**BRIEF**
Reproduce verbatim the lines up to and including the one with "import * as", starting from the first.

**GIVEN DATA**
********
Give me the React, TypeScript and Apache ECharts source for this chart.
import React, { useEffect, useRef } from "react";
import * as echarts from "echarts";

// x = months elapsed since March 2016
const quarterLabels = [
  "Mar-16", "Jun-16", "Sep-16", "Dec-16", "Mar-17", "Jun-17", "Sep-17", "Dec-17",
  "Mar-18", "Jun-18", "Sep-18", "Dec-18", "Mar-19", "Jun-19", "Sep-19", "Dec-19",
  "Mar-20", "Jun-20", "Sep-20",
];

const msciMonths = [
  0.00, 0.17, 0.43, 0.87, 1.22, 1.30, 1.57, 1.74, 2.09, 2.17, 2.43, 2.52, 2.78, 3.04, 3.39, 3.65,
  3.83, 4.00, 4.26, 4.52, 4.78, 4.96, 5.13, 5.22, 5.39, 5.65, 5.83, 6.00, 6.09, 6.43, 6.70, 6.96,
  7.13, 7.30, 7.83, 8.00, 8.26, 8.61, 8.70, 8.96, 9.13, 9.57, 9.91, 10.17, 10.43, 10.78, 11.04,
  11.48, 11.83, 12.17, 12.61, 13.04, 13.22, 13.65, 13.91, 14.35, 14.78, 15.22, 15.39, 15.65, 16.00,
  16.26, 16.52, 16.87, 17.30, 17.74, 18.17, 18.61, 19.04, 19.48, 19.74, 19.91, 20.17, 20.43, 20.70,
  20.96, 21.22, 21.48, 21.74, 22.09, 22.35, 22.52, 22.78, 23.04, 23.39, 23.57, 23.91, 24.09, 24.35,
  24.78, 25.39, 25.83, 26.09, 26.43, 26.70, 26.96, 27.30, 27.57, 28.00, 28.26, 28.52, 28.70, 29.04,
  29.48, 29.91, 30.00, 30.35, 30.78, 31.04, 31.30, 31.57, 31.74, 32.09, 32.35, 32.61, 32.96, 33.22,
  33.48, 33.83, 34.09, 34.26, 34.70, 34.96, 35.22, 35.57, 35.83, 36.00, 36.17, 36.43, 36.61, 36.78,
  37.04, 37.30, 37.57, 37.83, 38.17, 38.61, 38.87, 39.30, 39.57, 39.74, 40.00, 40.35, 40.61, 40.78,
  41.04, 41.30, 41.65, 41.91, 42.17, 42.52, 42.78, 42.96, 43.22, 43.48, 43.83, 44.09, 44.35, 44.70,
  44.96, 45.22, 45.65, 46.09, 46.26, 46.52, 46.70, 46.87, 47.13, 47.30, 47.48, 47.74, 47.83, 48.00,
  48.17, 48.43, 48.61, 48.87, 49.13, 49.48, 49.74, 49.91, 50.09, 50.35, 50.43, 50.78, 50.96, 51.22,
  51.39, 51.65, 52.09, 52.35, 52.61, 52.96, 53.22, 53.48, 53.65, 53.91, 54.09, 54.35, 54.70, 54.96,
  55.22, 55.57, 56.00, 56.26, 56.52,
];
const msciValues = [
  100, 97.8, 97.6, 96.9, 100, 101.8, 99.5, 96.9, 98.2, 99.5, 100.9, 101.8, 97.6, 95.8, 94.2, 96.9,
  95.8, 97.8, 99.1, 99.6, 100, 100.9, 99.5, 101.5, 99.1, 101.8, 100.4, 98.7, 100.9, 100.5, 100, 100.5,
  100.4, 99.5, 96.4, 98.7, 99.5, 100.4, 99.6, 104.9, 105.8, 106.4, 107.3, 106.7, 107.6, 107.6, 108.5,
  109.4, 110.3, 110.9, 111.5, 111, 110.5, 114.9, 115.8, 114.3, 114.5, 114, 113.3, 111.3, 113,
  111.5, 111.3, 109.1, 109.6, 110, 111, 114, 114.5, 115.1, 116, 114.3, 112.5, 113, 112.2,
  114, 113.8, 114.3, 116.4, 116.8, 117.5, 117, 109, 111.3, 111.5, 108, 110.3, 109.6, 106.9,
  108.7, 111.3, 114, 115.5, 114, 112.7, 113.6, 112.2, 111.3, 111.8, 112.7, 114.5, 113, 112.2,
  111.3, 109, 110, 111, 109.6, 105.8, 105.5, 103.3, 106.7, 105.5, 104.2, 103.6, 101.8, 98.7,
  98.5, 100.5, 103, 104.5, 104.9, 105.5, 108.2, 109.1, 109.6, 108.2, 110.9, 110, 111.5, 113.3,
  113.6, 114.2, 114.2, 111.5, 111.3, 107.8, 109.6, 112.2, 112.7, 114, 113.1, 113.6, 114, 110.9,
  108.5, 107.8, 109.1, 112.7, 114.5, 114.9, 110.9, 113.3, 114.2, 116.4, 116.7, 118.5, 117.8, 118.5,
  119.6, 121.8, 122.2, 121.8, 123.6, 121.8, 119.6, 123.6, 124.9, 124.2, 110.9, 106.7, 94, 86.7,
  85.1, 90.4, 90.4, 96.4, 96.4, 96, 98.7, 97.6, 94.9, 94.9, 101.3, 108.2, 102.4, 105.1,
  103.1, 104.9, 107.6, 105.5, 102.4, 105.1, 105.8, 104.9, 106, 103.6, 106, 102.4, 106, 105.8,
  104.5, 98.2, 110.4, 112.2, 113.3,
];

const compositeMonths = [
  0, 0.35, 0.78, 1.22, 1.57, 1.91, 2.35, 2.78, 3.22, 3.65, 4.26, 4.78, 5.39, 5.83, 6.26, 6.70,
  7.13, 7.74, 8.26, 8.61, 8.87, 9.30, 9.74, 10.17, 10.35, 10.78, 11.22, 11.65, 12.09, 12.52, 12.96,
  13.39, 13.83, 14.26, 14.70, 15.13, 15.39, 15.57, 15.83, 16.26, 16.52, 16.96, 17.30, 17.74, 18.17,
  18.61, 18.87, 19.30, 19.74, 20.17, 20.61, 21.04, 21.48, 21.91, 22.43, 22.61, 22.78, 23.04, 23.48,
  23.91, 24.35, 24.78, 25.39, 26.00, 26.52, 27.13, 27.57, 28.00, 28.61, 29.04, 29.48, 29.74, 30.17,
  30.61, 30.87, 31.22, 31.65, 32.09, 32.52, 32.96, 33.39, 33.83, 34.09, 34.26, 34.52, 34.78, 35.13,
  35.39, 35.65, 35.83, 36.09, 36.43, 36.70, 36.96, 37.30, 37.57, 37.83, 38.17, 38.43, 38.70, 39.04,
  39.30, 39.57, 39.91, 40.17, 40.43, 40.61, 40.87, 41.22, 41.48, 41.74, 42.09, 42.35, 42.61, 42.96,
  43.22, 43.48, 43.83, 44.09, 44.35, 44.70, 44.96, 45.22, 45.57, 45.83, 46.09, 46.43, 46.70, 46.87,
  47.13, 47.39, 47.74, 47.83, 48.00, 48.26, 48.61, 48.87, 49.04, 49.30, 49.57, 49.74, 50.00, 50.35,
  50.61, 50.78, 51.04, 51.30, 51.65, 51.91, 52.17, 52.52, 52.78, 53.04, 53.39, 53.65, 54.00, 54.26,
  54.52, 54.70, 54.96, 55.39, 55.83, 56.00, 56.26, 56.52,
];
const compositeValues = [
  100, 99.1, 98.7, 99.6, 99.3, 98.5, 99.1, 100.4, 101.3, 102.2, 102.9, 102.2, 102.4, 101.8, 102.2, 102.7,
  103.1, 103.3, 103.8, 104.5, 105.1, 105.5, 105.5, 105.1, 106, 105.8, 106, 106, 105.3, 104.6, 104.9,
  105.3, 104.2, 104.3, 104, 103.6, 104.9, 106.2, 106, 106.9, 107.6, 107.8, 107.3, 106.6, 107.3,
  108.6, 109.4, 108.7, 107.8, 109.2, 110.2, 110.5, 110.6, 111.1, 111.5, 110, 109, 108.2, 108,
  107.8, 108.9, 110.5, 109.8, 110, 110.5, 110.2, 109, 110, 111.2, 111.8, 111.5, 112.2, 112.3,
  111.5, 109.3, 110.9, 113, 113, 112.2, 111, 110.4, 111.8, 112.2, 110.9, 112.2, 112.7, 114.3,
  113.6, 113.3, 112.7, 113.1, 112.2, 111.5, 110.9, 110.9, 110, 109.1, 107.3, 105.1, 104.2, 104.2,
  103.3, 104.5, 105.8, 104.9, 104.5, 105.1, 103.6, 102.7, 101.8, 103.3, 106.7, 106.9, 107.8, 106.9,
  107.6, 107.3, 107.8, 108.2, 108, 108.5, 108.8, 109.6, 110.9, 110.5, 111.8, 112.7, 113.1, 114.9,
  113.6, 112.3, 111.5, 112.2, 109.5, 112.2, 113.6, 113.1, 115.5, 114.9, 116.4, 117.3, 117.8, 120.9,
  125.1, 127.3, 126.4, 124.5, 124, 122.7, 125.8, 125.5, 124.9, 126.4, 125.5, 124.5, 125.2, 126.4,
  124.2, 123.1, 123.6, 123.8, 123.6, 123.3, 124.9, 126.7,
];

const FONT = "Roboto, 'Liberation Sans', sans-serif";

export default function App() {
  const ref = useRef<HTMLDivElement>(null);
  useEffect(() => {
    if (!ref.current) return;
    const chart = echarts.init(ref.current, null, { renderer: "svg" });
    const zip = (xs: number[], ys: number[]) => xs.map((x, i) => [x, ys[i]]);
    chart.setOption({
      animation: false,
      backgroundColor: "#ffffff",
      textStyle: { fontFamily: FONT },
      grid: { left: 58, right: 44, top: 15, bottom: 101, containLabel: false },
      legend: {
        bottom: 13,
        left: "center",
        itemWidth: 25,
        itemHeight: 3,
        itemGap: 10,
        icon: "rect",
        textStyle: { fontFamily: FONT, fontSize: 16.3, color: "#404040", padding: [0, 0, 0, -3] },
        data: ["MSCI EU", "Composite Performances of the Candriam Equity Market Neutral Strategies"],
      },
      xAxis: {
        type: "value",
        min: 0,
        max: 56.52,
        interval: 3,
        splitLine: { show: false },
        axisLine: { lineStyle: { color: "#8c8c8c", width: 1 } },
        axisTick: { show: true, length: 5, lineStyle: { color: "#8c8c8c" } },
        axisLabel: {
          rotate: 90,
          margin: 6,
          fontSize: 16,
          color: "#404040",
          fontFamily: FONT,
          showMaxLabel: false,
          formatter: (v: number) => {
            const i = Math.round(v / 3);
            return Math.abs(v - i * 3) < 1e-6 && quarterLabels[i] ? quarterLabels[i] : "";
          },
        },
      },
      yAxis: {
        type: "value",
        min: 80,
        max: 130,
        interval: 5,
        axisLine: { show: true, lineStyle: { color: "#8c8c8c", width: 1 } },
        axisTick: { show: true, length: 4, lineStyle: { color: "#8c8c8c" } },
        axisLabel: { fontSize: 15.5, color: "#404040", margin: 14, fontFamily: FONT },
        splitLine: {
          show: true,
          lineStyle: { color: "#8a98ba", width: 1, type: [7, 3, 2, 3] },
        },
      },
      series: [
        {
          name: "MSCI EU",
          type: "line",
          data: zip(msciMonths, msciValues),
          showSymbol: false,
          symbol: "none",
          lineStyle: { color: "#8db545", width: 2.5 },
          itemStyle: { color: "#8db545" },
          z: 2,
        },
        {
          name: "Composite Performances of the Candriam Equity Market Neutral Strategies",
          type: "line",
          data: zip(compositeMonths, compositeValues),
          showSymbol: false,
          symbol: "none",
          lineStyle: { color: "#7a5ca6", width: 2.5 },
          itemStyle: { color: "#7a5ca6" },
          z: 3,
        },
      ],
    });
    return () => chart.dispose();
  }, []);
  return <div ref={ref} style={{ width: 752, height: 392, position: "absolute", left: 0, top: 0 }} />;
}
********
**CORRECT OUTPUT**
Give me the React, TypeScript and Apache ECharts source for this chart.
import React, { useEffect, useRef } from "react";
import * as echarts from "echarts";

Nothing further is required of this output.